Sometimes, as with the Kraft takeover of Cadburys, moving production of goods for the home market will be a little more difficult - you couldn\'t really justify the cost of airfreighting a bar of chocolate to the UK unless you are Mariah Carey. But for those exported products with which Cadbury added to the UK\'s trade receipts, it might well be easier to take a Kraft factory nearer to the market and boost its productivity with a line from the Cadburys range while reducing labour and transport costs. With a brand like the Land Rover, Jaguar business that Tata has bought, it\'s probably safe in the short and medium term while UK based prodction still carries some cachet.

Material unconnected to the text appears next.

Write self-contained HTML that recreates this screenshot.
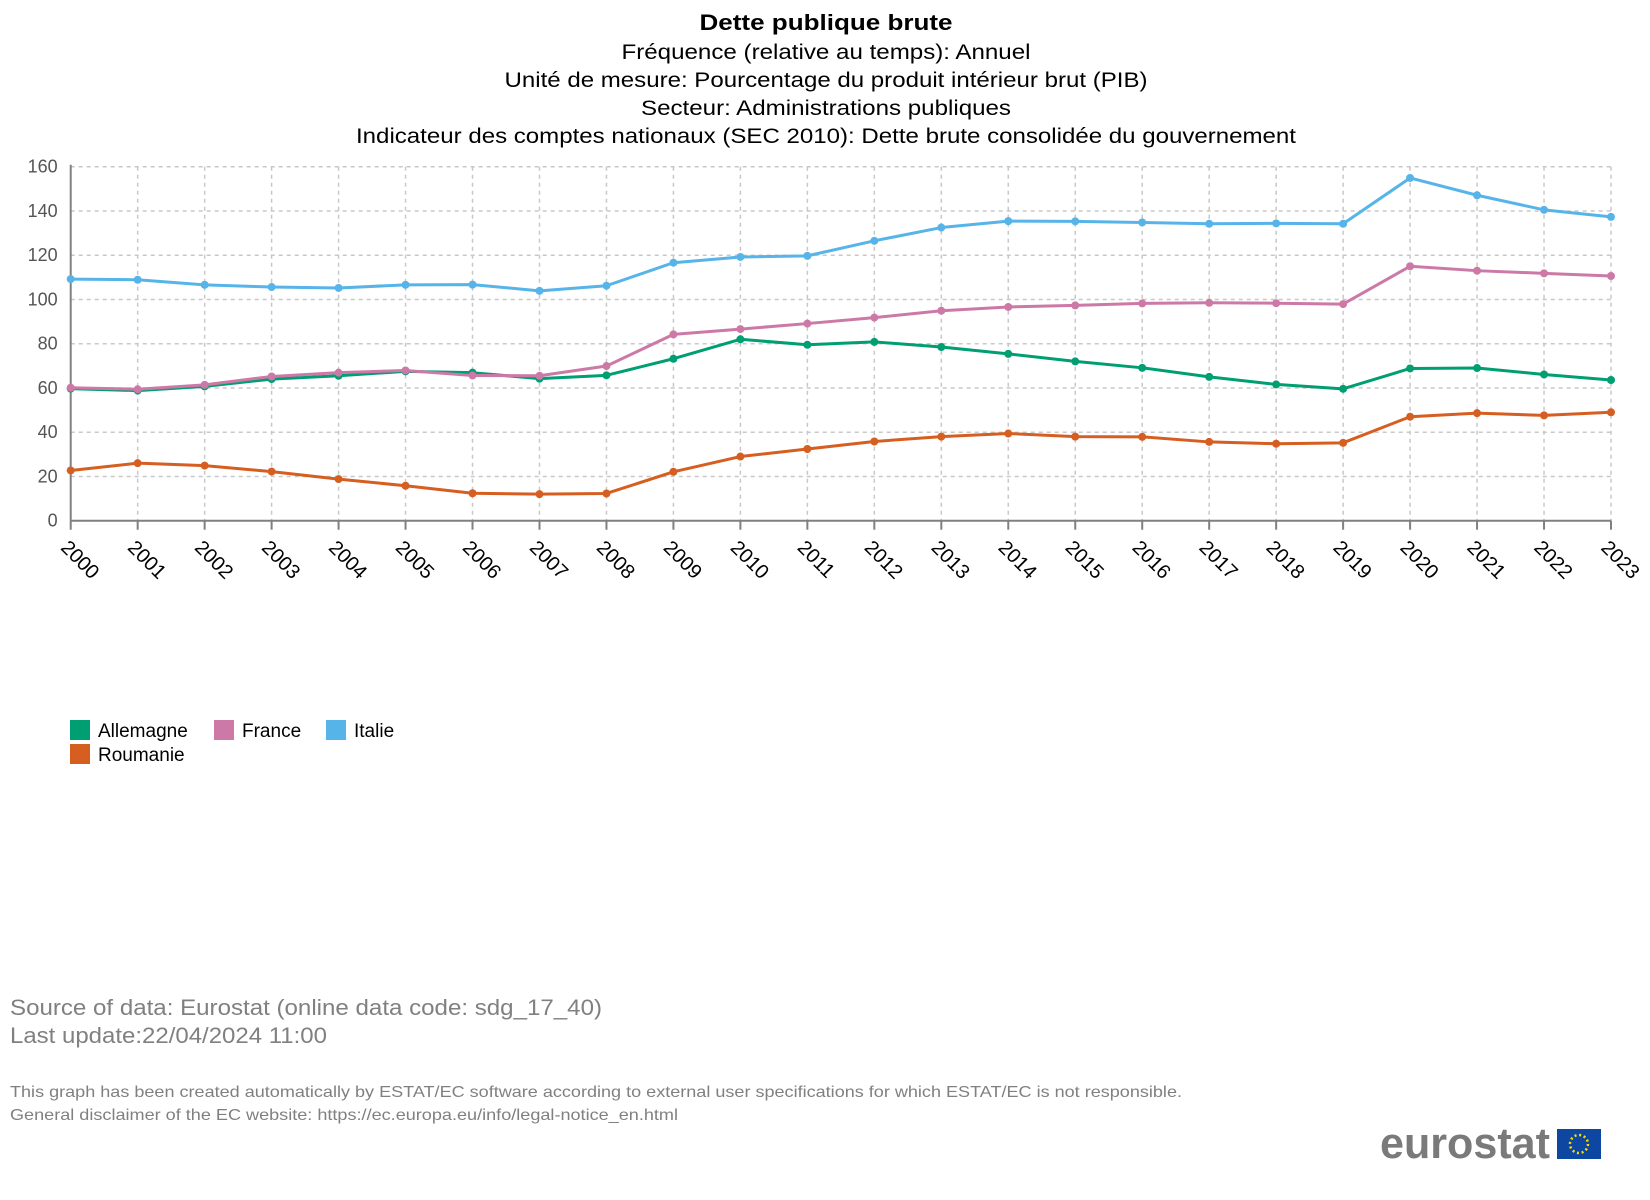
<!DOCTYPE html>
<html><head><meta charset="utf-8"><style>
html,body{margin:0;padding:0;background:#fff;}
svg{display:block;font-family:"Liberation Sans",Arial,sans-serif;}
</style></head><body>
<svg id="chart" width="1650" height="1200" viewBox="0 0 1650 1200" xmlns="http://www.w3.org/2000/svg">
<g text-anchor="middle">
<text x="826" y="30" font-size="22" font-weight="bold" fill="#000" textLength="253" lengthAdjust="spacingAndGlyphs">Dette publique brute</text>
<text x="826" y="59" font-size="21" fill="#000" textLength="409" lengthAdjust="spacingAndGlyphs">Fréquence (relative au temps): Annuel</text>
<text x="826" y="87" font-size="21" fill="#000" textLength="643" lengthAdjust="spacingAndGlyphs">Unité de mesure: Pourcentage du produit intérieur brut (PIB)</text>
<text x="826" y="115" font-size="21" fill="#000" textLength="370" lengthAdjust="spacingAndGlyphs">Secteur: Administrations publiques</text>
<text x="826" y="143" font-size="21" fill="#000" textLength="940" lengthAdjust="spacingAndGlyphs">Indicateur des comptes nationaux (SEC 2010): Dette brute consolidée du gouvernement</text>
</g>
<g id="grid"></g>
<g id="axes"></g>
<g id="series"></g>
<g font-size="19" fill="#000">
<g><rect x="70" y="720" width="20" height="20" fill="#009E73"/><text x="98" y="737">Allemagne</text></g>
<g><rect x="214" y="720" width="20" height="20" fill="#CC79A7"/><text x="242" y="737">France</text></g>
<g><rect x="326" y="720" width="20" height="20" fill="#56B4E9"/><text x="354" y="737">Italie</text></g>
<g><rect x="70" y="744" width="20" height="20" fill="#D55E20"/><text x="98" y="761">Roumanie</text></g>
</g>
<g fill="#808080">
<text x="10" y="1015" font-size="22" textLength="592" lengthAdjust="spacingAndGlyphs">Source of data: Eurostat (online data code: sdg_17_40)</text>
<text x="10" y="1043" font-size="22" textLength="317" lengthAdjust="spacingAndGlyphs">Last update:22/04/2024 11:00</text>
<text x="10" y="1097" font-size="16" textLength="1172" lengthAdjust="spacingAndGlyphs">This graph has been created automatically by ESTAT/EC software according to external user specifications for which ESTAT/EC is not responsible.</text>
<text x="10" y="1120" font-size="16" textLength="668" lengthAdjust="spacingAndGlyphs">General disclaimer of the EC website: https://ec.europa.eu/info/legal-notice_en.html</text>
</g>
<g>
<text x="1380" y="1158" font-size="44" font-weight="bold" fill="#7a7a7a" textLength="170" lengthAdjust="spacingAndGlyphs">eurostat</text>
<rect x="1557" y="1129" width="44" height="30" fill="#0E47A1"/>
<circle cx="1579" cy="1144" r="9" fill="none" stroke="#FFDD00" stroke-width="2.5" stroke-dasharray="2 2.7"/>
</g>
</svg>
<script>
const years = ["2000","2001","2002","2003","2004","2005","2006","2007","2008","2009","2010","2011","2012","2013","2014","2015","2016","2017","2018","2019","2020","2021","2022","2023"];
const yTicks = [0,20,40,60,80,100,120,140,160];
const allemagne = [59.7,58.8,60.7,64.0,65.5,67.5,66.9,64.2,65.7,73.2,82.0,79.5,80.8,78.5,75.4,72.0,69.1,65.0,61.6,59.6,68.8,69.0,66.1,63.6];
const france = [60.1,59.4,61.4,65.2,66.9,67.9,65.6,65.5,69.9,84.2,86.6,89.1,91.8,94.9,96.6,97.3,98.2,98.5,98.3,97.9,115.0,113.0,111.8,110.6];
const italie = [109.2,108.9,106.6,105.6,105.2,106.6,106.7,103.9,106.2,116.6,119.2,119.7,126.5,132.5,135.4,135.3,134.8,134.2,134.4,134.2,154.9,147.1,140.5,137.3];
const roumanie = [22.7,26.0,24.9,22.2,18.8,15.8,12.4,12.0,12.3,22.1,29.0,32.4,35.8,38.0,39.4,38.0,37.9,35.6,34.8,35.2,47.0,48.6,47.6,49.0];

const NS="http://www.w3.org/2000/svg";
const X0=70.7, X1=1611, Y0=520.7, Y1=166.7, YMAX=160;
function xScale(i){return X0+(X1-X0)*i/(years.length-1);}
function yScale(v){return Y0-(Y0-Y1)*v/YMAX;}
function mk(tag,attrs,parent){const e=document.createElementNS(NS,tag);for(const k in attrs)e.setAttribute(k,attrs[k]);parent.appendChild(e);return e;}
const grid=document.getElementById('grid'), axes=document.getElementById('axes'), series=document.getElementById('series');
yTicks.forEach(t=>{
  if(t>0){const l=mk('line',{x1:X0,x2:X1,y1:yScale(t),y2:yScale(t),stroke:'#c8c8c8','stroke-width':1.5,'stroke-dasharray':'4 4'},grid);
  
  }
  const tx=mk('text',{x:X0-13,y:yScale(t)+6,'text-anchor':'end','font-size':18,fill:'#555'},axes);
  tx.textContent=t;
  
  
});
years.forEach((y,i)=>{
  const x=xScale(i);
  if(i>0){const g=mk('line',{x1:x,x2:x,y1:Y1,y2:Y0,stroke:'#c8c8c8','stroke-width':1.5,'stroke-dasharray':'4 4'},grid);
  
  }
  const tk=mk('line',{x1:x,x2:x,y1:Y0,y2:Y0+9,stroke:'#808080','stroke-width':2},axes);
  
  
  const lx=x-11, ly=Y0+28;
  const tx=mk('text',{x:lx,y:ly,'font-size':20,fill:'#000',transform:`rotate(45 ${lx} ${ly})`},axes);
  tx.textContent=y;
  
  
});
const ya=mk('line',{x1:X0,x2:X0,y1:Y1-2,y2:Y0,stroke:'#808080','stroke-width':2},axes);


const xa=mk('line',{x1:X0,x2:X1,y1:Y0,y2:Y0,stroke:'#808080','stroke-width':2},axes);


function drawSeries(vals,color,name){
  const g=mk('g',{},series);
  
  
  const pts=vals.map((v,i)=>xScale(i)+','+yScale(v)).join(' ');
  const pl=mk('polyline',{points:pts,fill:'none',stroke:color,'stroke-width':3,'stroke-linejoin':'round'},g);
  
  
  vals.forEach((v,i)=>{
    const c=mk('circle',{cx:xScale(i),cy:yScale(v),r:4,fill:color},g);
    
    
  });
}
drawSeries(allemagne,'#009E73','allemagne');
drawSeries(france,'#CC79A7','france');
drawSeries(italie,'#56B4E9','italie');
drawSeries(roumanie,'#D55E20','roumanie');
</script>
</body></html>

Inward investments must either add a new business and its output to the UK economy or it should save a company operating here from failure and closure. Great examples wopuld be the Nissan, Toyots and Honda plants which created productive capacity from scratch in the UK or the Mini business where BMW breathed new life into a dying plant, lifting it from decline to a new world brand.

That is true globalisation of the sort that blends the best capabilities of different countries and businesses to create a new whole that is greater than the sum of its parts. Just because the economy is in a state today, doesn\'t mean that we want a fire sale of the nation\'s value to finance the short term at the expense of the capacity to be productive and generate revenue over the long term.

No country is more welcoming to inward investors than the UK but that welcome assumes that they plan to add value to the country not simply strip its assets and leave a raw space where once was productive capacity.